Esto es lo que sucede cuando tres grandes del séptimo arte se prestan a la tarea de hacer un mediometraje (o cortometraje, según su escuela teórica) sobre la gran ciudad de Tokio.
Interior Design
Siempre un homenaje a los soñadores, sí, a los hombres que todavía caminan con los ojos crispados por la imaginación, y que habitan esos escenarios fantásticos de lo onírico o del recuerdo. Tal como en la Ciencia de los sueños o en Eterno resplandor de una mente sin recuerdos, Michel Gondry sigue dibujando personajes que tienen los pies en la tierra pero la cabeza en el aire. En este segmento de la película Tokyo!, que sigue la línea estructural de otras cintas fragmentadas por cortos, Gondry retrata una pareja nómada que busca apartamento en la gran capital. Él, un cineasta idealista, y ella. Ella. Un personaje real y rutinario, que no necesita de los artificios ni los melodramas de Hollywood para definirse en una situación de desconsuelo y vacío, así, sin más, sólo andando por la película con su vida a cuestas. Y como me gusta su cara, un rostro que al fin logro distinguir en medio de esa extraña similitud que vemos los occidentales en todos los asiáticos.
Una historia entretenida, con visos de buen humor, con una fotografía impecable… hasta que al final, a unos cuantos minutos de dar el último corte, aparece Gondry, ahí está, el director que no se basta con una trama lineal para mantener al espectador atento, no, que él lo prefiere extasiado. Entonces pasa algo, algo le pasa a ella, no lo crees, te conmocionas, te ríes, te encanta.
Merde
Entonces uno se puede preguntar si acaso este personaje se exilió de un remake del Grinch. El traje verde, el pelo rojo, los ojos desorbitados, y una canción navideña que se esfuma en el travelling. Pero no. La historia es en verdad original. Así que olvidado el recelo no hay más que el encanto.

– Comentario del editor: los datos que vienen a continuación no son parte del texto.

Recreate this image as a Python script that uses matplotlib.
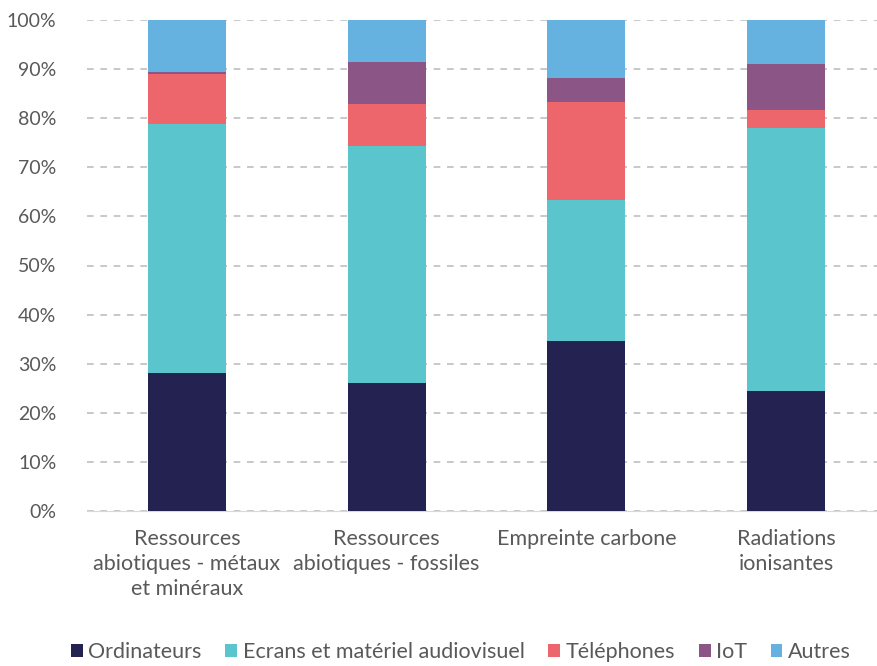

Con que gracia asume el actor francés, Denis Lavant, este personaje. Feo hasta la envergadura, feo, no como el protagonista de El perfume, esa película que postuló a uno de los hombres más bellos de Inglaterra para el papel de uno de los hombres más horribles de la literatura alemana.
Merde!
El corto es en definitiva un recorrido excéntrico, algo comedia, algo tragedia, un gusto para los ojos cansados de tantos monstruos prediseñados, para reconocer en su director Leós Carax que la inventiva no se agota, y que todavía hay hombres raros que mastican billetes y comen flores.
Shaking Tokyo
De puertas para adentro. Así termina Tokyo! en un colofón perfecto, en un final que se escabulle de las calles para habitarse en las paredes y los cuartos, ahí donde el mundo es el escenario íntimo, donde la ciudad es la casa de los hikkikomori. En la cueva de un hombre aislado por voluntad, agorafóbico por decisión, con los siempre hábitos rituales de los solitarios, los vicios de la perfección, las costumbres consagradas a las horas y los minutos, allí, es cuando aparece Tokio. Porque al fin hay algo real en la ficción, una problemática tal vez, un fenómeno cultural que define la sociedad japonesa: los hikkikomori. Ellos consagrados a su encierro se retiran del ámbito social para recluirse en sus casas.
Así que este hombre, diez años confinado, diez años sin contacto visual, rompe su pacto con la soledad cuando encuentra la mirada de la repartidora de pizza. Se sigue la historia de amor irrumpida y enlazada por temblores, la búsqueda del contacto humano, de una ciudad ya desolada, que sólo es tal, cuando los hikkikomori salen a la calle azuzados por la convulsión de la tierra.
Sólo un director asiático, el único del grupo, podía exorcizar las entrañas de Japón trazando las filigranas precisas para no caer en la crítica molesta ni en el retrato documental. Bong Joon-ho que ya había destruido a Corea del Sur en su película The Host, destruye ahora a Tokio con un terremoto que lejos de los olajes del cataclismo es la excusa perfecta para hilvanar el amor.